** Objective **
Everything from the first line down to the line containing "plt.rcParams['font.weight'] = 'bold'" is to be retyped exactly, both ends included, with pictures left out.

___ Data extract

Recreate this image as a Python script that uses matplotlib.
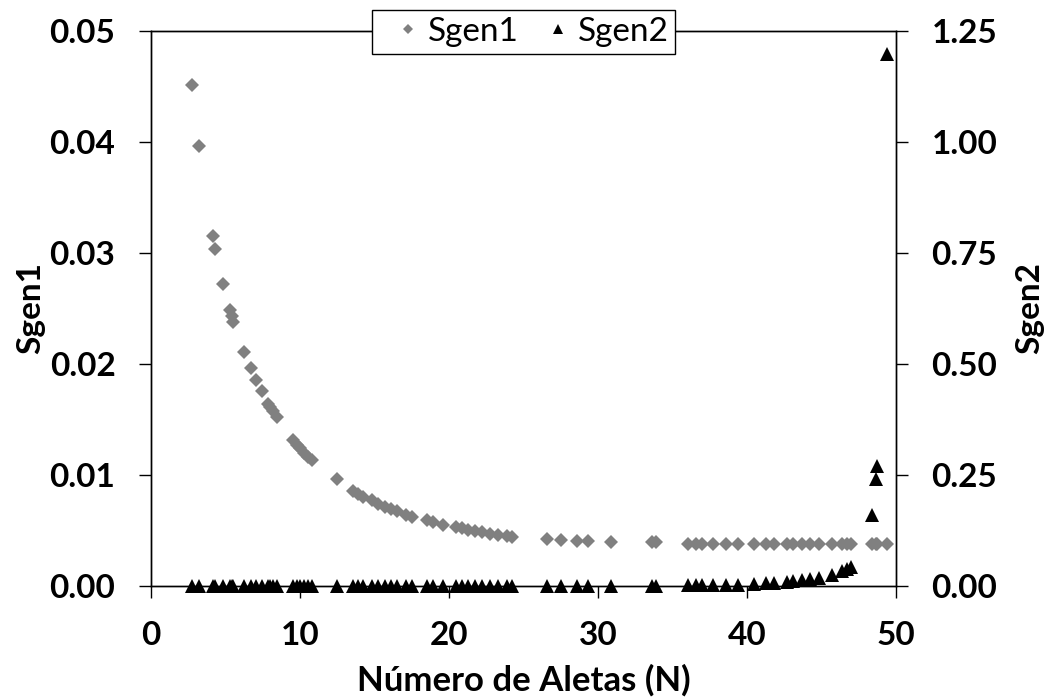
import matplotlib
matplotlib.use("Agg")
import matplotlib.pyplot as plt
from matplotlib.ticker import MultipleLocator, FormatStrFormatter

plt.rcParams['font.family'] = ['Lato', 'DejaVu Sans']
plt.rcParams['font.weight'] = 'bold'

# Number of fins (shared x for both series)
n_fins = [2.73, 3.2, 4.14, 4.32, 4.83, 5.3, 5.41, 5.5, 6.24, 6.69, 7.05, 7.43,
          7.87, 8.0, 8.2, 8.45, 9.55, 9.8, 10.0, 10.3, 10.55, 10.8, 12.46, 13.58,
          13.9, 14.2, 14.8, 15.26, 15.7, 16.1, 16.5, 17.1, 17.5, 18.5, 18.95, 19.6,
          20.5, 20.85, 21.3, 21.74, 22.2, 22.75, 23.3, 23.87, 24.2, 26.56, 27.5,
          28.57, 29.35, 30.9, 33.6, 33.9, 36.06, 36.6, 36.96, 37.7, 38.6, 39.4,
          40.5, 41.3, 41.8, 42.7, 43.1, 43.7, 44.2, 44.8, 45.7, 46.35, 46.7, 47.0,
          48.4, 48.65, 48.75, 49.4]

sgen1 = [0.0451, 0.0396, 0.0315, 0.0303, 0.0272, 0.0248, 0.0243, 0.0238, 0.0211,
         0.0196, 0.0185, 0.0175, 0.0164, 0.0161, 0.0157, 0.0152, 0.0131, 0.0127,
         0.0124, 0.0120, 0.0116, 0.0113, 0.0096, 0.0085, 0.0083, 0.0080, 0.0077,
         0.0074, 0.0071, 0.0069, 0.0067, 0.0064, 0.0062, 0.0059, 0.0057, 0.0055,
         0.0053, 0.0052, 0.0050, 0.0049, 0.0048, 0.0047, 0.0046, 0.0045, 0.0044,
         0.0042, 0.0041, 0.0040, 0.0040, 0.0039, 0.0039, 0.0039, 0.0038, 0.0038,
         0.0038, 0.0038, 0.0038, 0.0038, 0.0038, 0.0038, 0.0038, 0.0038, 0.0038,
         0.0038, 0.0038, 0.0038, 0.0038, 0.0038, 0.0038, 0.0038, 0.0038, 0.0038,
         0.0038, 0.0038]

sgen2 = [0.0] * 52 + [0.001, 0.001, 0.001, 0.001, 0.002, 0.002, 0.003, 0.005,
                      0.007, 0.009, 0.011, 0.013, 0.015, 0.018, 0.024, 0.032,
                      0.037, 0.043, 0.159, 0.240, 0.270, 1.197]

x_ticks = [0, 10, 20, 30, 40, 50]

fig = plt.figure(figsize=(10.47, 7.0), dpi=100)
ax1 = fig.add_axes([0.1442, 0.1633, 0.7116, 0.7927])
ax2 = ax1.twinx()

h1, = ax1.plot(n_fins, sgen1, linestyle='none', marker='D', markersize=7.3,
               color='#808080', markeredgewidth=0, label='Sgen1', clip_on=False)
h2, = ax2.plot(n_fins, sgen2, linestyle='none', marker='^', markersize=10,
               color='black', markeredgewidth=0, label='Sgen2', clip_on=False)

ax1.set_xlim(0, 50)
ax1.set_ylim(0, 0.05)
ax2.set_ylim(0, 1.25)
ax1.set_xticks(x_ticks)
ax1.yaxis.set_major_locator(MultipleLocator(0.01))
ax2.yaxis.set_major_locator(MultipleLocator(0.25))
ax1.yaxis.set_major_formatter(FormatStrFormatter('%.2f'))
ax2.yaxis.set_major_formatter(FormatStrFormatter('%.2f'))

for ax in (ax1, ax2):
    ax.tick_params(direction='out', length=8.6, width=1.0, labelsize=24, pad=17)
    for sp in ax.spines.values():
        sp.set_linewidth(1.0)
        sp.set_color('black')

ax1.set_xlabel('Número de Aletas (N)', fontsize=25, fontweight='bold')
ax1.set_ylabel('Sgen1', fontsize=24, fontweight='bold')
ax2.set_ylabel('Sgen2', fontsize=24, fontweight='bold')
ax1.xaxis.set_label_coords(0.5, -0.17)
ax1.xaxis.label.set_va('center')
ax1.yaxis.set_label_coords(-0.161, 0.5)
ax1.yaxis.label.set_va('center')
ax2.yaxis.set_label_coords(1.179, 0.5)
ax2.yaxis.label.set_va('center')

leg = ax2.legend(handles=[h1, h2], loc='upper center', bbox_to_anchor=(0.5, 1.037),
                 ncol=2, frameon=True, fancybox=False, borderaxespad=0,
                 prop={'family': ['Lato', 'DejaVu Sans'], 'weight': 'normal', 'size': 24},
                 handlelength=1.78, handletextpad=-0.31, columnspacing=0.3,
                 borderpad=0.2, markerscale=0.65)
leg.get_frame().set_edgecolor('black')
leg.get_frame().set_linewidth(1.0)
leg.get_frame().set_alpha(1.0)
leg.set_zorder(10)

fig.savefig('out.png', dpi=100)
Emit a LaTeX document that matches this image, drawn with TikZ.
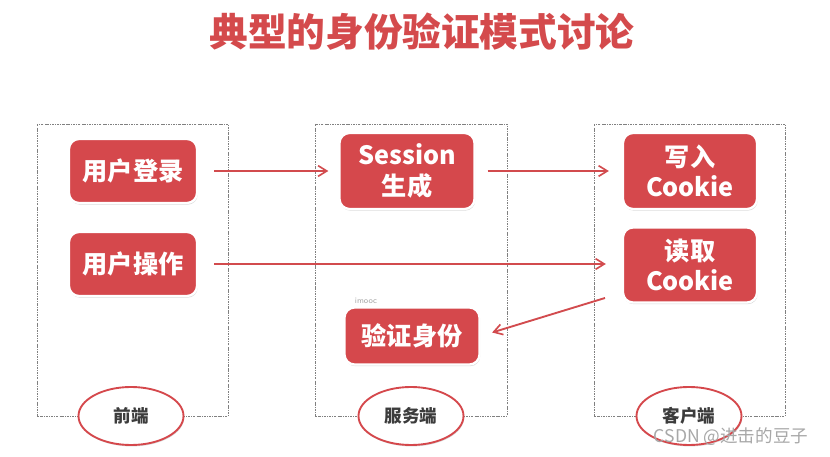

______

** Right answer **
Recreate this image as a Python script that uses matplotlib.
import matplotlib
matplotlib.use("Agg")
import matplotlib.pyplot as plt
from matplotlib.ticker import MultipleLocator, FormatStrFormatter

plt.rcParams['font.family'] = ['Lato', 'DejaVu Sans']
plt.rcParams['font.weight'] = 'bold'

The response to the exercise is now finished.